As a shell solution, getopts
is probably easiest. The thing about getopts
is that it is POSIX-specified to do exactly what you're asking - process a byte-stream in a shell-loop. I know that sounds weird, because, if you're like me before I learned this, you're probably thinking, well, gee, I thought it was supposed to handle command-line switches. Which is true, but so is the first thing. Consider:
-thisisonelongstringconsistingofseparatecommandlineswitches
Yes, getopts
has to handle that. It has to split that char by char in a loop and return to you each character in either the shell variable $OPTARG
or in another that you specify by name all depending on how specific you get when you call it. What's more, it has to return errors in shell variables and save its progress when it does in the shell variable $OPTIND
so it can resume right where it left off if you can somehow address it. And it has to do the whole job without invoking a single subshell.
So let's say we have:
arg=$(seq -s '' 1000); set --
while getopts :0123456789 v -"${arg}"
do [ "$((i=$i+1<6?$i+1:0))" -gt 0 ] ||
set "$@" "$v"
done
Hmmm.... I wonder if it worked?
echo "$((${#arg}/6))" "$#"
482 482
That's nice...
eval '
printf %.1s\\n "${arg#'"$(printf %0$((124*6-1))d | tr 0 \?)"'}" "${124}"'
4
4
So, as you can see, the getopts
command completely set the array for every sixth byte in the string. And it doesn't have to be numbers like this - nor must it even be shell safe characters - and you needn't even specify the target chars as I did above with 01234565789
either. I've tested this repeatedly in a lot of shells and they all just work. There are some quirks - bash
will throw away the first character if it is a whitespace character - dash
accepts the :
colon as a specified parameter even though it is just about the only POSIX specifically forbids. But none of that matters because getopts
still deposits the current opt char's value in $OPTARG
even when it returns you an error (represented by a ? assigned to your specified opt var) and otherwise explictly unsets $OPTARG
unless you've declared an option should have an argument. And the whitespace thing is kind of a good thing - it only discards a leading space, which is excellent, because, when working with unknown values, you can do:
getopts : o -" $unknown_value"
...to kick off the loop without any danger of the first character actually being in your accepted args string - which would result in getopts
sticking the whole thing in $OPTARG
at once - as an argument.
Here's another example:
OPTIND=1
while getopts : o -" $(dd if=/dev/urandom bs=16 count=1 2>/dev/null)"

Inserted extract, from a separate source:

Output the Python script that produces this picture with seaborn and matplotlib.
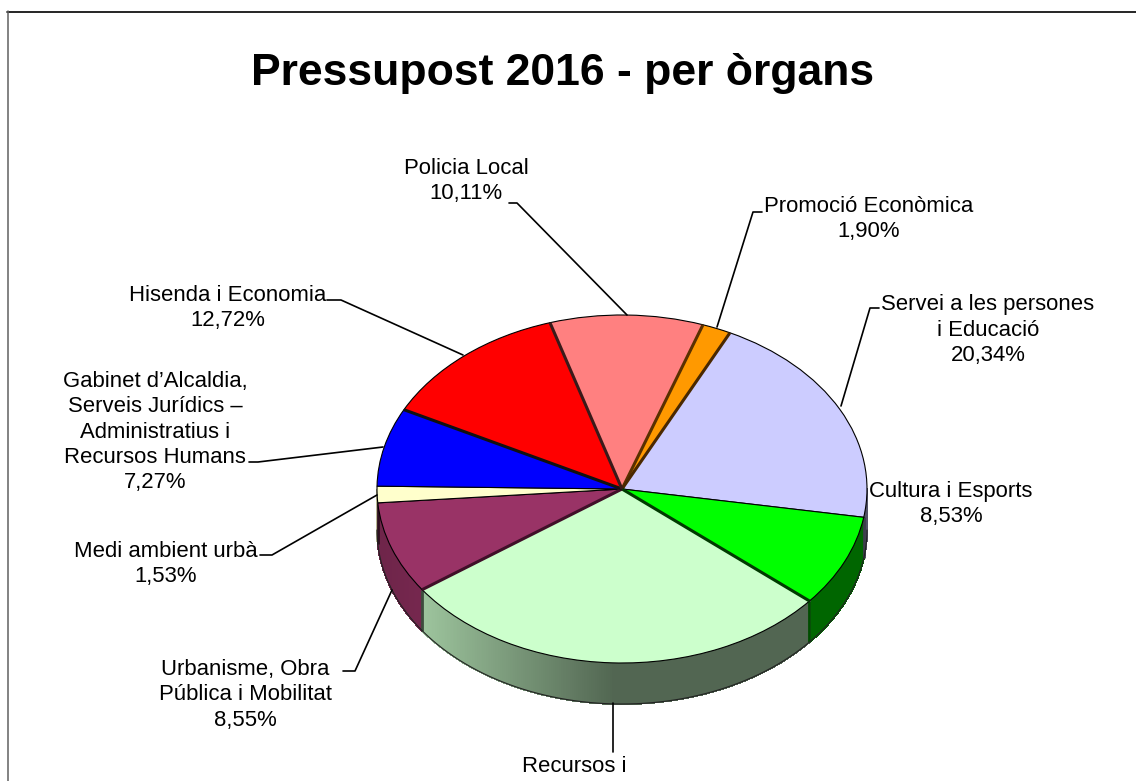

do printf '\\%04o' "'$OPTARG"; done
\0040\0150\0071\0365\0320\0070\0161\0064\0274\0115\0012\0215\0222\0271\0146\0057\0166
I set $OPTIND=1
in the first line because I just used getopts
and, until you reset it, it expects its next call to continue where it left off - it wants "${arg2}"
in other words. But I don't feel like giving and I'm doing a different thing now, so I let it know by resetting $OPTIND
at which point it's good to go.
In this one I used zsh
- which doesn't quibble about a leading space - and so the first character is octal 40 - the space character. I don't usually use getopts
in that way, though - I usually use it to avoid doing a write()
for each byte and instead assign its output - which comes in a variable - to another shell variable - as I did above with set
after a fashion. Then, when I'm ready I can take the whole string and when I do usually strip the first byte.